Bitcoin is an idea meritocracy and unstoppable free market for money, it is naturally outcompeting all monopoly-insulated monies by transcending the laws which protect them and forcing them into the competitive sphere in which only their merits matter. Bitcoin is a free-market-chosen-hard-money emancipating the monopoly-warrened economic fiefdoms all over the world. Bitcoin is an idea meritocracy consisting of: radical truth (true consensus, immutable records, carrier of truthful price signals) + radical transparency (open-source, inflation-immune, transparent and reliable money supply) + believability weighted decision making (one hash equals one vote, skin in the game governance). In this way, it is a free market money that is subsuming all economies facilitated with fiat currencies (centrally planned monies) into itself. Bitcoin is unregulatable, unstoppable, perfectly transparent implementation of energy-based, absolutely scarce, hard money devouring all softer forms and infusing the value stored therein into itself, once and for all. Bitcoin is hard money bending monetary history back towards its free market point of origin.
In the grand arc of human history, Bitcoin represents a reversion to a free-market-chosen hard money system. Ray, Bitcoin is the paradigm shift you’ve seen coming; once again, nature’s pendulum is changing directions:
As Alexander the Great once said:
“Through every generation of the human race there has been a constant war, a war with fear. Those who have the courage to conquer it are made free and those who are conquered by it are made to suffer until they have the courage to defeat it, or death takes them.”
Courage can only exist in the face of fear. If you listen closely, you may hear the devil whispering “You can’t withstand the storm.” And if you listen closely to your heart, to the warrior within, you will hear him respond, “I am the storm.”
The Coming Storm
In the 19th century essay by Georgi V. Plekhanov titled The Role of the Individual in History, a strong case is made for the inevitability of the path which charts itself as an expression of the unpredictably free action of people. As a process, human history expresses laws (principles) by which to orient its constituents. As an actualization, human history is made by those who set and solve the problems of progress in accordance with the conditions of their respective epoch, regardless of its laws. In this sense a great man is great because “he possess qualities which make him most capable of serving the great social needs of his time”.

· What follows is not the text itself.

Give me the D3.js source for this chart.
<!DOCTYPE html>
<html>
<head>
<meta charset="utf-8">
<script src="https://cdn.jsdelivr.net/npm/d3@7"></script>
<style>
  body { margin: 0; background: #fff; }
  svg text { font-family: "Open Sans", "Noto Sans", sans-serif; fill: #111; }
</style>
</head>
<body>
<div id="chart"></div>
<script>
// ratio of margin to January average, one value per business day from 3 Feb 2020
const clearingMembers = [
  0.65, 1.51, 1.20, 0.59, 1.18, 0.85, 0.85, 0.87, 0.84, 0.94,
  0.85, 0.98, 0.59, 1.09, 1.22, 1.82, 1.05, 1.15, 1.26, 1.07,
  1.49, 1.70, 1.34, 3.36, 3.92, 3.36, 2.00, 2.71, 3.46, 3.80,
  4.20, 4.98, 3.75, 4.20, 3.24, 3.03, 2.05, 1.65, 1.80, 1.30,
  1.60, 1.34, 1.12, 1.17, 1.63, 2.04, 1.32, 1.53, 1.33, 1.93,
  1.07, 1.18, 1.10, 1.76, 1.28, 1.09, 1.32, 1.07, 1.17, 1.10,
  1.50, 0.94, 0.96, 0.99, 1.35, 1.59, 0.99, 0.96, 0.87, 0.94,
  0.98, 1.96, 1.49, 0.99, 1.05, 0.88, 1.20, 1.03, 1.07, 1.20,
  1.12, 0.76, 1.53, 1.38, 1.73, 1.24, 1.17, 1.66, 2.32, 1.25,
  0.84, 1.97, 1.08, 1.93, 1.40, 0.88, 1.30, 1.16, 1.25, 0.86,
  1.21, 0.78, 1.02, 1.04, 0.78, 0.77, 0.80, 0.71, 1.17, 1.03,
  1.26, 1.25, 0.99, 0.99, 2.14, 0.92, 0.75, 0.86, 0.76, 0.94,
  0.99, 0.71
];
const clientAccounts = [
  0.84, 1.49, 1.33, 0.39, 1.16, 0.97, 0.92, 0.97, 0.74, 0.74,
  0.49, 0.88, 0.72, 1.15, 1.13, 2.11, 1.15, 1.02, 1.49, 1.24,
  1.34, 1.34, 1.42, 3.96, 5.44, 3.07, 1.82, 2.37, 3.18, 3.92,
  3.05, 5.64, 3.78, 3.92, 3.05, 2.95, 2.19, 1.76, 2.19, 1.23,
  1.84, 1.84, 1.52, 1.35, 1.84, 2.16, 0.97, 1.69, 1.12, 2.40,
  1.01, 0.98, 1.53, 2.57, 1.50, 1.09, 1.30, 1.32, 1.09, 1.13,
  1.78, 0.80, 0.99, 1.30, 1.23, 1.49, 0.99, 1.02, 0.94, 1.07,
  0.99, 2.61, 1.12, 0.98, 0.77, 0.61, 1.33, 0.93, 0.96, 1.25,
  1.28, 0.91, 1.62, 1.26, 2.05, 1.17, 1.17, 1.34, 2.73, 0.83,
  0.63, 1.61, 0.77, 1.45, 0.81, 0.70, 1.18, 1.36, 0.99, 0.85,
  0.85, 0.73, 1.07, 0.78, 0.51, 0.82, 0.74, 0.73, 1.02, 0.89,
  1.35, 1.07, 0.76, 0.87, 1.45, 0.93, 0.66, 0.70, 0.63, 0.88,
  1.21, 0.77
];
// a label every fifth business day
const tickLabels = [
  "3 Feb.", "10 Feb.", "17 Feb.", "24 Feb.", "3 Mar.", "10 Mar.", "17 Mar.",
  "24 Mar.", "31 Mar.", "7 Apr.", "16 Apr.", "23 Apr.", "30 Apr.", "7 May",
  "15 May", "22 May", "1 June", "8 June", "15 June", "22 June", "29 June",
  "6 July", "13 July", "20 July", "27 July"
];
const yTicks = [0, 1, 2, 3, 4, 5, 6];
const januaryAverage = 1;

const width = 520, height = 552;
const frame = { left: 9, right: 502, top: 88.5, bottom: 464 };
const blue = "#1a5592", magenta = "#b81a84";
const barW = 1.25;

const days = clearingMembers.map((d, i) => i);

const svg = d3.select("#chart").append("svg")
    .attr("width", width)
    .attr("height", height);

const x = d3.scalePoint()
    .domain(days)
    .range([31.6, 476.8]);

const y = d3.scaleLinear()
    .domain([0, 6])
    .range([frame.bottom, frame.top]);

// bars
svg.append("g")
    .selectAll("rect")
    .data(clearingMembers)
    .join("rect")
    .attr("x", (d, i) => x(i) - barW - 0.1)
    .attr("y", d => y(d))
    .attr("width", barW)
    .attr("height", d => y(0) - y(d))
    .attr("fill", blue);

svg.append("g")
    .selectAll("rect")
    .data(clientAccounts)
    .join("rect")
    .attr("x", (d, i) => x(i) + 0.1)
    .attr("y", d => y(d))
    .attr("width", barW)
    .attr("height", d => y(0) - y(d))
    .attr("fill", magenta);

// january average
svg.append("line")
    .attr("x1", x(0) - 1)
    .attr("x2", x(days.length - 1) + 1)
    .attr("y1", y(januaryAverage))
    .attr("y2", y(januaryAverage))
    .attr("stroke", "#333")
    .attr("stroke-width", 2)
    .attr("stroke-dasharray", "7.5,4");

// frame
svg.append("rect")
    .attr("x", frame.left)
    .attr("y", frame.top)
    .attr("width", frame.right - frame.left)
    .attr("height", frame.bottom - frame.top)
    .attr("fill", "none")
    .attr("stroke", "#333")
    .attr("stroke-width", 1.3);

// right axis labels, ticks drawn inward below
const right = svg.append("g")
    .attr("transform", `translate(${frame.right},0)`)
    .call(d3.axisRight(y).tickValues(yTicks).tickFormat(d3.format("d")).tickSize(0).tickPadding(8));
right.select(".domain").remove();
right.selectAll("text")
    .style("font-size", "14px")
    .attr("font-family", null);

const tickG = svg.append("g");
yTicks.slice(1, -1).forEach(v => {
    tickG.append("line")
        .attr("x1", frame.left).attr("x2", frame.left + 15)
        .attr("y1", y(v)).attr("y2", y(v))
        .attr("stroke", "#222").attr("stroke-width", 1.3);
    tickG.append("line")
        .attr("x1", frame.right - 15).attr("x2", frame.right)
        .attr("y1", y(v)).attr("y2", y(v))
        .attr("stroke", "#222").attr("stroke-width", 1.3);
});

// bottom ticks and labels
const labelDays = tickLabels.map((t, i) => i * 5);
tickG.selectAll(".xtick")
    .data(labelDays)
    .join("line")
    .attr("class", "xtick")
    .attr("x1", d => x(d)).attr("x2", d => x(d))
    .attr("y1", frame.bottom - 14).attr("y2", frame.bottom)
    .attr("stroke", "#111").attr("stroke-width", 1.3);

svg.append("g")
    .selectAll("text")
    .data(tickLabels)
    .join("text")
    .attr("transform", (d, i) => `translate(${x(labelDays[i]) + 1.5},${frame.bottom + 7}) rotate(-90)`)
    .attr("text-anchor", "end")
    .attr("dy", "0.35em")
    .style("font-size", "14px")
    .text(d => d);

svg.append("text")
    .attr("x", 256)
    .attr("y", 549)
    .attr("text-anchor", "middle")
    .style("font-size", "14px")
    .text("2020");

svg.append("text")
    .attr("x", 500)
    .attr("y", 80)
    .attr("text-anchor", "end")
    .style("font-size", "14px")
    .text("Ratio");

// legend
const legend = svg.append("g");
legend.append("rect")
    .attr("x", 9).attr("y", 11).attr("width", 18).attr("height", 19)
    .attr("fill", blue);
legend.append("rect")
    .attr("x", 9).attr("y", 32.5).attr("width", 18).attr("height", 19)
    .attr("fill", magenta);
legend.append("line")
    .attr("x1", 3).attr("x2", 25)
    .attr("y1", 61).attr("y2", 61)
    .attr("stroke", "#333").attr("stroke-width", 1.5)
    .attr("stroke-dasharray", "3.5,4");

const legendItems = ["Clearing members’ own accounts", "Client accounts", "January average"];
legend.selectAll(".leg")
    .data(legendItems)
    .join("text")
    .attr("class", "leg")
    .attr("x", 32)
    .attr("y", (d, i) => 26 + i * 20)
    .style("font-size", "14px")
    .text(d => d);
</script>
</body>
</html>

Restoration of individual sovereignty is the chief aim of separating money and state. Free markets are idea meritocracies; minimized barriers to the interplay, recombination, and reproduction of knowledge are the defining characteristics of both. And knowledge growth is the key driver of innovation and economic growth. Bitcoin is both a free market money and a free market in and unto itself, with entrepreneurs freely entering and exiting its mining network. Consistent with Ray’s definition of an idea meritocracy, Bitcoin is radical truth and radical transparency in action, governed with skin in the game. As the central pillar of every economy, it is critical that the market for money remain free and unobstructed by monopolists, else we witness the continued cartelization of those industries closest to its economic influence.

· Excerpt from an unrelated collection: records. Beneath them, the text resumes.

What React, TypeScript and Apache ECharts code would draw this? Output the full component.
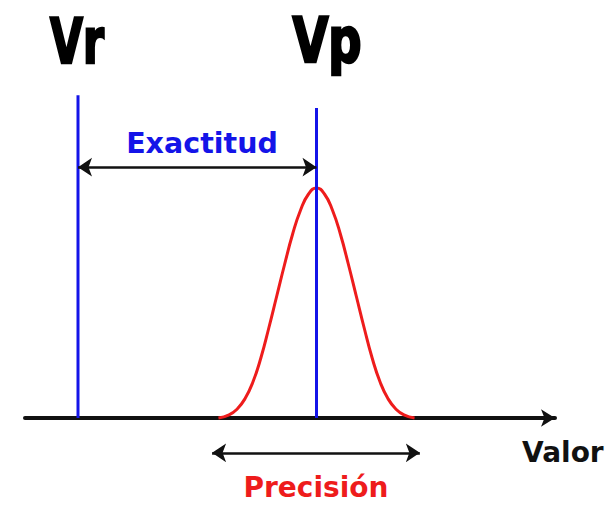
import React, { useEffect, useRef } from "react";
import * as echarts from "echarts";

// Bell curve (x in axis units, y in axis units)
const curveX = [3.65, 3.85, 4.0, 4.15, 4.3, 4.45, 4.6, 4.75, 4.9, 5.05, 5.2, 5.35, 5.5, 5.65, 5.8, 5.95, 6.1, 6.25, 6.4, 6.55, 6.7, 6.85, 7.0, 7.15, 7.35];
const curveY = [0, 0.08, 0.22, 0.48, 0.9, 1.5, 2.25, 3.05, 3.85, 4.6, 5.2, 5.6, 5.75, 5.6, 5.2, 4.6, 3.85, 3.05, 2.25, 1.5, 0.9, 0.48, 0.22, 0.08, 0];

// Reference values
const vrValue = 1;
const vpValue = 5.5;
const vrTop = 8.07;
const vpTop = 7.75;
const exactitudY = 6.27;
const precisionY = -0.87;
const precisionFrom = 3.53;
const precisionTo = 7.45;

const labels = { vr: "Vr", vp: "Vp", exact: "Exactitud", prec: "Precisión", axis: "Valor" };

export default function App() {
  const ref = useRef<HTMLDivElement>(null);
  useEffect(() => {
    if (!ref.current) return;
    const chart = echarts.init(ref.current, null, { renderer: "svg" });
    const blue = "#1414e8";
    const red = "#ee1c1c";
    const bigFont = "bold 63px 'DejaVu Sans Condensed', 'DejaVu Sans', sans-serif";
    const smallFont = "bold 28px 'DejaVu Sans', sans-serif";
    chart.setOption({
      animation: false,
      backgroundColor: "#ffffff",
      grid: { left: 25, top: 18, width: 530, height: 480, containLabel: false },
      xAxis: {
        type: "value",
        min: 0,
        max: 10,
        axisLine: {
          show: true,
          onZero: true,
          symbol: ["none", "arrow"],
          symbolSize: [13, 14],
          lineStyle: { color: "#111", width: 4 },
        },
        axisTick: { show: false },
        axisLabel: { show: false },
        splitLine: { show: false },
      },
      yAxis: {
        type: "value",
        min: -2,
        max: 10,
        axisLine: { show: false },
        axisTick: { show: false },
        axisLabel: { show: false },
        splitLine: { show: false },
      },
      series: [
        {
          type: "line",
          name: "curve",
          data: curveX.map((x, i) => [x, curveY[i]]),
          smooth: 0.5,
          showSymbol: false,
          lineStyle: { color: red, width: 3 },
          z: 3,
        },
        {
          type: "line",
          name: "Vr",
          data: [[vrValue, 0], [vrValue, vrTop]],
          showSymbol: false,
          lineStyle: { color: blue, width: 3 },
          z: 4,
        },
        {
          type: "line",
          name: "Vp",
          data: [[vpValue, 0], [vpValue, vpTop]],
          showSymbol: false,
          lineStyle: { color: blue, width: 3 },
          z: 4,
        },
        {
          type: "lines",
          coordinateSystem: "cartesian2d",
          symbol: ["arrow", "arrow"],
          symbolSize: 14,
          lineStyle: { color: "#111", width: 2.5, opacity: 1 },
          data: [
            { coords: [[vrValue, exactitudY], [vpValue, exactitudY]] },
            { coords: [[precisionFrom, precisionY], [precisionTo, precisionY]] },
          ],
          z: 5,
        },
      ],
      graphic: [
        {
          type: "text",
          x: 77,
          y: 41,
          scaleX: 0.75,
          style: { text: labels.vr, font: bigFont, fill: "#000", stroke: "#000", lineWidth: 2.5, align: "center", verticalAlign: "middle" },
        },
        {
          type: "text",
          x: 327,
          y: 41,
          scaleX: 0.82,
          style: { text: labels.vp, font: bigFont, fill: "#000", stroke: "#000", lineWidth: 2.5, align: "center", verticalAlign: "middle" },
        },
        {
          type: "text",
          x: 202,
          y: 143,
          style: { text: labels.exact, font: "bold 28.5px 'DejaVu Sans', sans-serif", fill: blue, align: "center", verticalAlign: "middle" },
        },
        {
          type: "text",
          x: 316,
          y: 487,
          style: { text: labels.prec, font: smallFont, fill: red, align: "center", verticalAlign: "middle" },
        },
        {
          type: "text",
          x: 522,
          y: 452,
          style: { text: labels.axis, font: smallFont, fill: "#111", align: "left", verticalAlign: "middle" },
        },
      ],
    });
    return () => chart.dispose();
  }, []);
  return (
    <div
      ref={ref}
      style={{ position: "absolute", left: 0, top: 0, width: 611, height: 505 }}
    />
  );
}
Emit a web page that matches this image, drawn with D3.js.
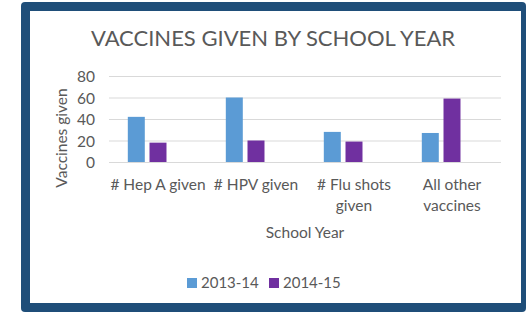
<!DOCTYPE html>
<html>
<head>
<meta charset="utf-8">
<script src="https://cdn.jsdelivr.net/npm/d3@7"></script>
<style>
  body { margin: 0; background: #fff; }
  text { font-family: Lato, 'Open Sans', sans-serif; fill: #595959; }
</style>
</head>
<body>
<div class="vis"></div>
<script>
const categories = [['# Hep A given'], ['# HPV given'], ['# Flu shots', 'given'], ['All other', 'vaccines']]
const seriesKeys = ['2013-14', '2014-15']
const values2013 = [42, 60, 28, 27]
const values2014 = [18, 20, 19, 59]
const yTicks = [0, 20, 40, 60, 80]

const color = d3.scaleOrdinal(seriesKeys, ['#5b9bd5', '#7030a0'])

const width = 527
const height = 315
const fontSize = '15.5px'

const svg = d3
  .select('.vis')
  .append('svg')
  .attr('width', width)
  .attr('height', height)

// dark frame round the chart
svg
  .append('rect')
  .attr('x', 21)
  .attr('y', 2)
  .attr('width', 505)
  .attr('height', 310)
  .attr('rx', 4)
  .attr('fill', '#1f4e79')

svg
  .append('rect')
  .attr('x', 30)
  .attr('y', 11)
  .attr('width', 491)
  .attr('height', 292)
  .attr('fill', '#fff')

const plot = { left: 109, right: 501, top: 76, bottom: 162 }
const catNames = categories.map(c => c.join(' '))

const x0 = d3
  .scaleBand()
  .domain(catNames)
  .range([plot.left, plot.right])

// three slots per group, the last one is left empty (as in the source sheet)
const x1 = d3
  .scaleBand()
  .domain([0, 1, 2])
  .range([0, x0.bandwidth()])
  .paddingInner(0.217)
  .paddingOuter(0.867)

const y = d3
  .scaleLinear()
  .domain([0, 80])
  .range([plot.bottom, plot.top])

// title
svg
  .append('text')
  .attr('x', 273)
  .attr('y', 46)
  .attr('text-anchor', 'middle')
  .style('font-size', '22px')
  .text('VACCINES GIVEN BY SCHOOL YEAR')

// y axis with gridlines
const yAxis = d3
  .axisLeft(y)
  .tickValues(yTicks)
  .tickSize(-(plot.right - plot.left))
  .tickPadding(14)

svg
  .append('g')
  .attr('class', 'y axis')
  .attr('transform', `translate(${plot.left},0)`)
  .call(yAxis)
  .call(g => g.select('.domain').remove())
  .call(g => g.selectAll('.tick line').attr('stroke', '#d9d9d9'))
  .call(g =>
    g
      .selectAll('.tick text')
      .attr('fill', '#595959')
      .attr('dy', '0.36em')
      .style('font-size', fontSize)
      .style('font-family', 'Lato, sans-serif')
  )

// bars
const data = catNames.map((name, i) => ({ name, v: [values2013[i], values2014[i]] }))

const group = svg
  .selectAll('.group')
  .data(data)
  .enter()
  .append('g')
  .attr('class', 'group')
  .attr('transform', d => `translate(${x0(d.name)},0)`)

group
  .selectAll('rect')
  .data(d => d.v.map((value, k) => ({ key: seriesKeys[k], k, value })))
  .enter()
  .append('rect')
  .attr('x', d => x1(d.k))
  .attr('y', d => y(d.value))
  .attr('width', x1.bandwidth())
  .attr('height', d => y(0) - y(d.value))
  .attr('fill', d => color(d.key))

// category labels
const catLabel = svg
  .selectAll('.cat')
  .data(categories)
  .enter()
  .append('text')
  .attr('class', 'cat')
  .attr('text-anchor', 'middle')
  .style('font-size', fontSize)
  .attr('transform', (d, i) => `translate(${x0(catNames[i]) + x0.bandwidth() / 2},190)`)

catLabel
  .selectAll('tspan')
  .data(d => d)
  .enter()
  .append('tspan')
  .attr('x', 0)
  .attr('dy', (d, i) => (i === 0 ? 0 : 21))
  .text(d => d)

// axis titles
svg
  .append('text')
  .attr('x', 305)
  .attr('y', 238)
  .attr('text-anchor', 'middle')
  .style('font-size', fontSize)
  .text('School Year')

svg
  .append('text')
  .attr('transform', 'translate(67,138) rotate(-90)')
  .attr('text-anchor', 'middle')
  .style('font-size', fontSize)
  .text('Vaccines given')

// legend
const legend = svg
  .selectAll('.legend')
  .data(seriesKeys)
  .enter()
  .append('g')
  .attr('class', 'legend')
  .attr('transform', (d, i) => `translate(${187 + i * 82},278)`)

legend
  .append('rect')
  .attr('width', 10)
  .attr('height', 10)
  .attr('fill', d => color(d))

legend
  .append('text')
  .attr('x', 14)
  .attr('y', 10)
  .style('font-size', '15px')
  .text(d => d)
</script>
</body>
</html>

Paradoxically, it is only when people are free to act on their own accord that they become conscious of economic necessity by virtue of having skin in the game. Those who are coerced by regulations or insulated from the consequences of their actions by government guarantees suffer from a disconnection with reality and atrophy over time. In this sense, freedom is the conscious awareness of necessity; acceptance of the opportunity costs to be incurred in action, awareness of the obstructions to be overcome, and understanding of natural laws. Value is the bridge between the conscious awareness of life’s necessities and the freedom to choose; it is expressed in price: the intersection of (objective) supply with (intersubjective) demand. Without an objective touchstone for the value of things (hard money), market signals are distorted and capital allocations are manipulated, causing societies to trend towards centralized power concentrations (bigger government), nationalization of assets (less free enterprise), and marginalization of citizenries (inflation, taxation, and conscription). Entrepreneurs are elemental to free markets and antithetical to state control. Leaving each person free to pursue profits by whatever (nonviolent) means necessary ensures that markets generate the lowest prices, highest satisfactions of wants, and continuous streams of innovations for all to enjoy.

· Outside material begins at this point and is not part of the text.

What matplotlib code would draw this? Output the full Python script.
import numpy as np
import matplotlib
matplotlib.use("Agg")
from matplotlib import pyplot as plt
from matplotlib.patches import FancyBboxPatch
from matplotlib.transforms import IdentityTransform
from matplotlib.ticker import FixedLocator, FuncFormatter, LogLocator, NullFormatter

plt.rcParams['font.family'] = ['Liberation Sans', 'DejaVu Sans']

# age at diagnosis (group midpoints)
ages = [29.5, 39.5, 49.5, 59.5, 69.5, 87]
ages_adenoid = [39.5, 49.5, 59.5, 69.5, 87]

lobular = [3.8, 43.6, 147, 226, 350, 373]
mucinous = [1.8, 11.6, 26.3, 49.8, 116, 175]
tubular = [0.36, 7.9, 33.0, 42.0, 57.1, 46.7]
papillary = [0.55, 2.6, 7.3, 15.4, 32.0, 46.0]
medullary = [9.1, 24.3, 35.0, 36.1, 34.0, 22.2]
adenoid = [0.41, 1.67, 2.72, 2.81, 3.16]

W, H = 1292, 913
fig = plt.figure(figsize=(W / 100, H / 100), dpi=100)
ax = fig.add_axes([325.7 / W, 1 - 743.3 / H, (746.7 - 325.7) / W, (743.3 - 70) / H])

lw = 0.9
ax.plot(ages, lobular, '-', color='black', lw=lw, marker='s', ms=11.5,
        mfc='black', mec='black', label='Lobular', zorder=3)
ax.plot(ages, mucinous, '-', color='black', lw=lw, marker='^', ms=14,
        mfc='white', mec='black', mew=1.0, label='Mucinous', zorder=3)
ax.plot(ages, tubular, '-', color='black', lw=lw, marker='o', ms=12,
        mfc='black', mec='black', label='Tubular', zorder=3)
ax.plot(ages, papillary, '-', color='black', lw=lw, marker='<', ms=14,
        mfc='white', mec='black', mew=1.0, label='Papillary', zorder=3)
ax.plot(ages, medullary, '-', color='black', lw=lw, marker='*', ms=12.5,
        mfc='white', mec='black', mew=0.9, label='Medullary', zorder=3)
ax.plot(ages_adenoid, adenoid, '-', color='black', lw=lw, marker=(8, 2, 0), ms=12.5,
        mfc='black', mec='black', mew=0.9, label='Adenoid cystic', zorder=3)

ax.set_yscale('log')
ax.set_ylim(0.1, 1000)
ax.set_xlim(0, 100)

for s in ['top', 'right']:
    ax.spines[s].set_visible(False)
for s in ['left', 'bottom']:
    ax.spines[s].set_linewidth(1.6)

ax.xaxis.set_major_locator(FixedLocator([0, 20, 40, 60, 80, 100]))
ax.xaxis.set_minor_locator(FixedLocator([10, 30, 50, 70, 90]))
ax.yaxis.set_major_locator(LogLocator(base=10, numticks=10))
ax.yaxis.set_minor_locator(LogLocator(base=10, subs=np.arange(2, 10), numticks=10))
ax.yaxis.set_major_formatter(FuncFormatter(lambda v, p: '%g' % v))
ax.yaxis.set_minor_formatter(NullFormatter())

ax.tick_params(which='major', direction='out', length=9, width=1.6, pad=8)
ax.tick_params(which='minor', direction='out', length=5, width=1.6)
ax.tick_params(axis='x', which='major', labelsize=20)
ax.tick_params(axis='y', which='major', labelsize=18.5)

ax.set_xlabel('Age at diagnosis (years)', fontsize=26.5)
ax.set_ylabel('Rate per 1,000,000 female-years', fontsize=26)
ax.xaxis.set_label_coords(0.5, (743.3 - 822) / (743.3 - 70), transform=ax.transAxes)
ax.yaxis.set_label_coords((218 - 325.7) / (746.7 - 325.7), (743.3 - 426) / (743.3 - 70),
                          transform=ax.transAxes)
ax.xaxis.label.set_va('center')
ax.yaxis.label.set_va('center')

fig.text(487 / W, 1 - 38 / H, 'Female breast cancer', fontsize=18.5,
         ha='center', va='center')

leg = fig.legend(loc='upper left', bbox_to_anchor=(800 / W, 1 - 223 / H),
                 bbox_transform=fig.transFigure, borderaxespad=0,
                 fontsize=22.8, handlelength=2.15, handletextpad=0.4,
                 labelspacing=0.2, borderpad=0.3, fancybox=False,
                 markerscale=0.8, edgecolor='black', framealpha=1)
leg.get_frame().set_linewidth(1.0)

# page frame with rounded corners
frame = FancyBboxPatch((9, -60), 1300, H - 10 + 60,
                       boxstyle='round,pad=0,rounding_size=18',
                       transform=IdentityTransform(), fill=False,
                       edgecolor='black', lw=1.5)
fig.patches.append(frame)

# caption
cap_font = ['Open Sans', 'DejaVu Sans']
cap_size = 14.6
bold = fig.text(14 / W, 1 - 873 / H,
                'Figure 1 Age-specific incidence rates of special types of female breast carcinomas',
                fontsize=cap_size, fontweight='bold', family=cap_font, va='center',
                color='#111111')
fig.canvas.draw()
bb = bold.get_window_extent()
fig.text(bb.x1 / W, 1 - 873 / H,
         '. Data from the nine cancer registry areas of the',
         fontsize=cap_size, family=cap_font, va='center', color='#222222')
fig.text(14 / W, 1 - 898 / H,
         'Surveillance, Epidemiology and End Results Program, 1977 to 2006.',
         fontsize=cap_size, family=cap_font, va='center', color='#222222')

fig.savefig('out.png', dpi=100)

Freedom allows people to self-actualize the actions they themselves deem necessary as they face the inherent scarcities of existence. Freedom, in a profound sense, is necessity transformed into action. A profound definition like this is fractal, in that it does not refute its superficial form, but is instead inclusive of it. Once an individual overcomes the restrictions imposed with both within and without, he is born again; his “free actions become the conscious and free expression of necessity.” By transcending the government coercion against money production, Bitcoin facilitates a reversion to man’s natural, sovereign state of being; an existence with more freedom of expression and less oppression. By incinerating the opacity of central banking with the light of pure transparency, drowning the lies inherent to fiat currency in a ceaseless flow of indisputable truth (a new block roughly every 10 minutes), and like the free people whose sovereignty it is reinvigorating, Bitcoin is swelling into a great social force that is:
“Bursting on cunning falsehood
Like a storm of wrath divine…”
Bitcoin is the first social institution in history with the potential to subvert the greatest man-made scourge humanity has ever faced — the infamous wealth-extracting, disparity-driving, and warfare-financing duopoly of monopolists: governments and central banks.